BEGIN GIVEN INFORMATION

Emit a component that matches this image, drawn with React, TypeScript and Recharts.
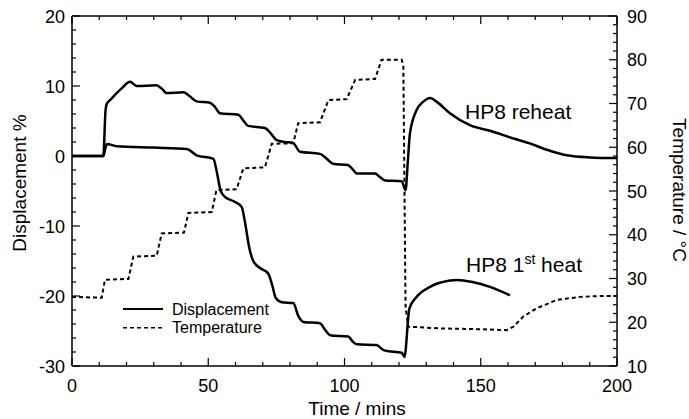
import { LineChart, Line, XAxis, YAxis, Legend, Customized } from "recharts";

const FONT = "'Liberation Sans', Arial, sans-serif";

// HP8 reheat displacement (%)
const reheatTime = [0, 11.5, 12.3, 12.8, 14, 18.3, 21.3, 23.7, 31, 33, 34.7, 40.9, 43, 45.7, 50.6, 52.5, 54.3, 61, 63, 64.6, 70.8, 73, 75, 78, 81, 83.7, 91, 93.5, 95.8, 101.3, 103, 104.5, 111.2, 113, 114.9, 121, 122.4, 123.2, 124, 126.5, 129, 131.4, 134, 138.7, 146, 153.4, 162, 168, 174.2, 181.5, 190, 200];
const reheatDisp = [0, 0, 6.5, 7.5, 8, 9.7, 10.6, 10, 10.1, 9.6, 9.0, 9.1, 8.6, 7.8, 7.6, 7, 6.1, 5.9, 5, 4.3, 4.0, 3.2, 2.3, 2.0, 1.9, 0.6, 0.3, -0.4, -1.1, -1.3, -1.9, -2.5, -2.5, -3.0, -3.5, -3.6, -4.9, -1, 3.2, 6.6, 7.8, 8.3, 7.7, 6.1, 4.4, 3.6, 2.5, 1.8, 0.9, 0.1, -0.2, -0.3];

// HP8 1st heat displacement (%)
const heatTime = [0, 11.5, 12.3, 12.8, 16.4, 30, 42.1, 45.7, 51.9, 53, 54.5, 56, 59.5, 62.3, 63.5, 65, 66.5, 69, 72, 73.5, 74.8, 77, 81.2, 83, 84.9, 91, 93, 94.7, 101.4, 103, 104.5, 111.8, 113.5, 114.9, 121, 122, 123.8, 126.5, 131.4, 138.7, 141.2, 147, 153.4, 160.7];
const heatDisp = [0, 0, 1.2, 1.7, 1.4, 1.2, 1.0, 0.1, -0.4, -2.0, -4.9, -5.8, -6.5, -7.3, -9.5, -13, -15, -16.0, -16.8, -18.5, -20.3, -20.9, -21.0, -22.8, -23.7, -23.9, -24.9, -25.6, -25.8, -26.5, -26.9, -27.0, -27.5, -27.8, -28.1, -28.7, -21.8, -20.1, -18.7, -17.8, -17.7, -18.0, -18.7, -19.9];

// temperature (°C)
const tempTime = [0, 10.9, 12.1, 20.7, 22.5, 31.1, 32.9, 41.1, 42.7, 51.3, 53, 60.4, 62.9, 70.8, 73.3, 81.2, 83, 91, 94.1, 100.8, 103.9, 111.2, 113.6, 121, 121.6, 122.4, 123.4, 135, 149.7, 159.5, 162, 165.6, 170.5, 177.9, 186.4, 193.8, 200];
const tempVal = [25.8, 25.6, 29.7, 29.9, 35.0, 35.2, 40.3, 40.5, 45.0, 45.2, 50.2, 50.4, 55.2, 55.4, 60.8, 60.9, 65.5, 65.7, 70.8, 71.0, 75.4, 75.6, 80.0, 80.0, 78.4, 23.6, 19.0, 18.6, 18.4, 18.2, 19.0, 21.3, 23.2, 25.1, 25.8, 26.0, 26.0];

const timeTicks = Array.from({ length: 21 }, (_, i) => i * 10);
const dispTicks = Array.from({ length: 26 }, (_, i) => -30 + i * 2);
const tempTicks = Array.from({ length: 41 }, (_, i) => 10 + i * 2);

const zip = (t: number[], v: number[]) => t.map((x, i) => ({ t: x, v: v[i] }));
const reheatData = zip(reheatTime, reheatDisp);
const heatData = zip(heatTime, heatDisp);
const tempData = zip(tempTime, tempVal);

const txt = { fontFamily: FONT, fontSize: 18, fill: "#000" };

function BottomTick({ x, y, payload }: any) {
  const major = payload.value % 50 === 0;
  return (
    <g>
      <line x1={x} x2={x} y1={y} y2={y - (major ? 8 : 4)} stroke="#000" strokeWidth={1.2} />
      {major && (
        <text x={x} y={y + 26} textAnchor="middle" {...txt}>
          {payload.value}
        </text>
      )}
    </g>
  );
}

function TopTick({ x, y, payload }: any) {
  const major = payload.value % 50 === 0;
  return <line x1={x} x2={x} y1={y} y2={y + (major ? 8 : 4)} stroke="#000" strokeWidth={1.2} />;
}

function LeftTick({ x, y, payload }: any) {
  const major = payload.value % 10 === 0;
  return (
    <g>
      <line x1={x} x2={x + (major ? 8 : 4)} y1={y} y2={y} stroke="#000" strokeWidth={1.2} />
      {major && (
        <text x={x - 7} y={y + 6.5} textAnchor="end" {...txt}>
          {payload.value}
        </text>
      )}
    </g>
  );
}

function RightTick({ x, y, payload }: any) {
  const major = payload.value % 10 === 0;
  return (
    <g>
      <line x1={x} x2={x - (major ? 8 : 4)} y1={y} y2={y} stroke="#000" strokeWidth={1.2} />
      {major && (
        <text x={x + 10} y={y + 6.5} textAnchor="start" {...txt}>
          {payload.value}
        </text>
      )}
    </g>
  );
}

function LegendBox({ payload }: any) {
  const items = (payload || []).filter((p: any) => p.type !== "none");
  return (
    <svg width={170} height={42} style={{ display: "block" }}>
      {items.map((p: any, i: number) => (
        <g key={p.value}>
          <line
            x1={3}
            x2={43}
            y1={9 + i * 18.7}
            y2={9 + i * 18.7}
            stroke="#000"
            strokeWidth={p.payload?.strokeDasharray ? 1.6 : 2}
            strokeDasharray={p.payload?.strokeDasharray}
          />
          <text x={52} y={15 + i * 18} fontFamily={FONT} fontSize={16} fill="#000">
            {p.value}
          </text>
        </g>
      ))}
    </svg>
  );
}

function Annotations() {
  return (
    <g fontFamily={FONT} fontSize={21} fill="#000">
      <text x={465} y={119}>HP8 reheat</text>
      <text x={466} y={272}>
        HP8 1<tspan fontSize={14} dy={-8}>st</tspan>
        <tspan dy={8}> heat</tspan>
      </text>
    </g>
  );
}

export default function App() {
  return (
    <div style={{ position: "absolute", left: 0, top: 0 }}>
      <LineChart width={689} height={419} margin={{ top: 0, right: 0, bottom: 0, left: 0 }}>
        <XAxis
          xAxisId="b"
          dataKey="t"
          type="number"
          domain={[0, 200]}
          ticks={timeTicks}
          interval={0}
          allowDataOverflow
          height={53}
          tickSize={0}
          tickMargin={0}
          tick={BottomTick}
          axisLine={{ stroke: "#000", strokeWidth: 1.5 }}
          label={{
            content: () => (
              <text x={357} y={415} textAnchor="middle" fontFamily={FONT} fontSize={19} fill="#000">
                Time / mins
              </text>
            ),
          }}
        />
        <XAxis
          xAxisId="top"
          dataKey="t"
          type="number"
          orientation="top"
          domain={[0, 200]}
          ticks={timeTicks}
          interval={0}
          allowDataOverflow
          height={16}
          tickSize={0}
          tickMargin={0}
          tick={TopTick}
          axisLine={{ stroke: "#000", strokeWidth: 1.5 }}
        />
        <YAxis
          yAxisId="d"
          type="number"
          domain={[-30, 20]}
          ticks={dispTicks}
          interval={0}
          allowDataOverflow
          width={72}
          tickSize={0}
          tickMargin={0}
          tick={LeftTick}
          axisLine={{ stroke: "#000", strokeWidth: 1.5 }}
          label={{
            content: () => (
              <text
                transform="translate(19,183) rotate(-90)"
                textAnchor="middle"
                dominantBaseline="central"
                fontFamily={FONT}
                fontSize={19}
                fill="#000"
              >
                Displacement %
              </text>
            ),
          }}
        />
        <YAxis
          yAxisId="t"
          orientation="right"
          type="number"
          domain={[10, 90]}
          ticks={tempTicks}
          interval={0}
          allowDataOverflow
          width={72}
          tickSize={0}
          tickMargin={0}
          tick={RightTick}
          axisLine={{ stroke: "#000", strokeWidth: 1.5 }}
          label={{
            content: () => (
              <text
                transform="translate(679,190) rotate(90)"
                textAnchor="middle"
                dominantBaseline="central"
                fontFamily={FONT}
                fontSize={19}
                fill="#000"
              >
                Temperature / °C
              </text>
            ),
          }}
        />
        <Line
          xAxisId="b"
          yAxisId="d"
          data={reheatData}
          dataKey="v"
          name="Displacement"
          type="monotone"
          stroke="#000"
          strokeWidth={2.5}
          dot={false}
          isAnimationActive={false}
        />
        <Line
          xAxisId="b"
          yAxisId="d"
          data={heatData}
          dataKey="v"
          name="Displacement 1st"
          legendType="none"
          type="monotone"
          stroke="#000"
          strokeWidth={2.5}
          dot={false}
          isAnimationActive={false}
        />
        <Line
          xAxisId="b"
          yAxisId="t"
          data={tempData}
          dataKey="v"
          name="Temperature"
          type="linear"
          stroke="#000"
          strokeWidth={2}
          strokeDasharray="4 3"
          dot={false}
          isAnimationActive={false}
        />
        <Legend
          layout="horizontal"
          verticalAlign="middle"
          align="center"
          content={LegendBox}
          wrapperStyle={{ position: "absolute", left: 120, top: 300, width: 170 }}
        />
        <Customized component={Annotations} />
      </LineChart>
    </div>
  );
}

END GIVEN INFORMATION

EXERCISE PROMPT:
Everything from the top line of the data down to and including the line with "-18.0, -18.7, -19.9];" is to be copied, except the pictures.

THE REPLY:
Emit a component that matches this image, drawn with React, TypeScript and Recharts.
import { LineChart, Line, XAxis, YAxis, Legend, Customized } from "recharts";

const FONT = "'Liberation Sans', Arial, sans-serif";

// HP8 reheat displacement (%)
const reheatTime = [0, 11.5, 12.3, 12.8, 14, 18.3, 21.3, 23.7, 31, 33, 34.7, 40.9, 43, 45.7, 50.6, 52.5, 54.3, 61, 63, 64.6, 70.8, 73, 75, 78, 81, 83.7, 91, 93.5, 95.8, 101.3, 103, 104.5, 111.2, 113, 114.9, 121, 122.4, 123.2, 124, 126.5, 129, 131.4, 134, 138.7, 146, 153.4, 162, 168, 174.2, 181.5, 190, 200];
const reheatDisp = [0, 0, 6.5, 7.5, 8, 9.7, 10.6, 10, 10.1, 9.6, 9.0, 9.1, 8.6, 7.8, 7.6, 7, 6.1, 5.9, 5, 4.3, 4.0, 3.2, 2.3, 2.0, 1.9, 0.6, 0.3, -0.4, -1.1, -1.3, -1.9, -2.5, -2.5, -3.0, -3.5, -3.6, -4.9, -1, 3.2, 6.6, 7.8, 8.3, 7.7, 6.1, 4.4, 3.6, 2.5, 1.8, 0.9, 0.1, -0.2, -0.3];

// HP8 1st heat displacement (%)
const heatTime = [0, 11.5, 12.3, 12.8, 16.4, 30, 42.1, 45.7, 51.9, 53, 54.5, 56, 59.5, 62.3, 63.5, 65, 66.5, 69, 72, 73.5, 74.8, 77, 81.2, 83, 84.9, 91, 93, 94.7, 101.4, 103, 104.5, 111.8, 113.5, 114.9, 121, 122, 123.8, 126.5, 131.4, 138.7, 141.2, 147, 153.4, 160.7];
const heatDisp = [0, 0, 1.2, 1.7, 1.4, 1.2, 1.0, 0.1, -0.4, -2.0, -4.9, -5.8, -6.5, -7.3, -9.5, -13, -15, -16.0, -16.8, -18.5, -20.3, -20.9, -21.0, -22.8, -23.7, -23.9, -24.9, -25.6, -25.8, -26.5, -26.9, -27.0, -27.5, -27.8, -28.1, -28.7, -21.8, -20.1, -18.7, -17.8, -17.7, -18.0, -18.7, -19.9];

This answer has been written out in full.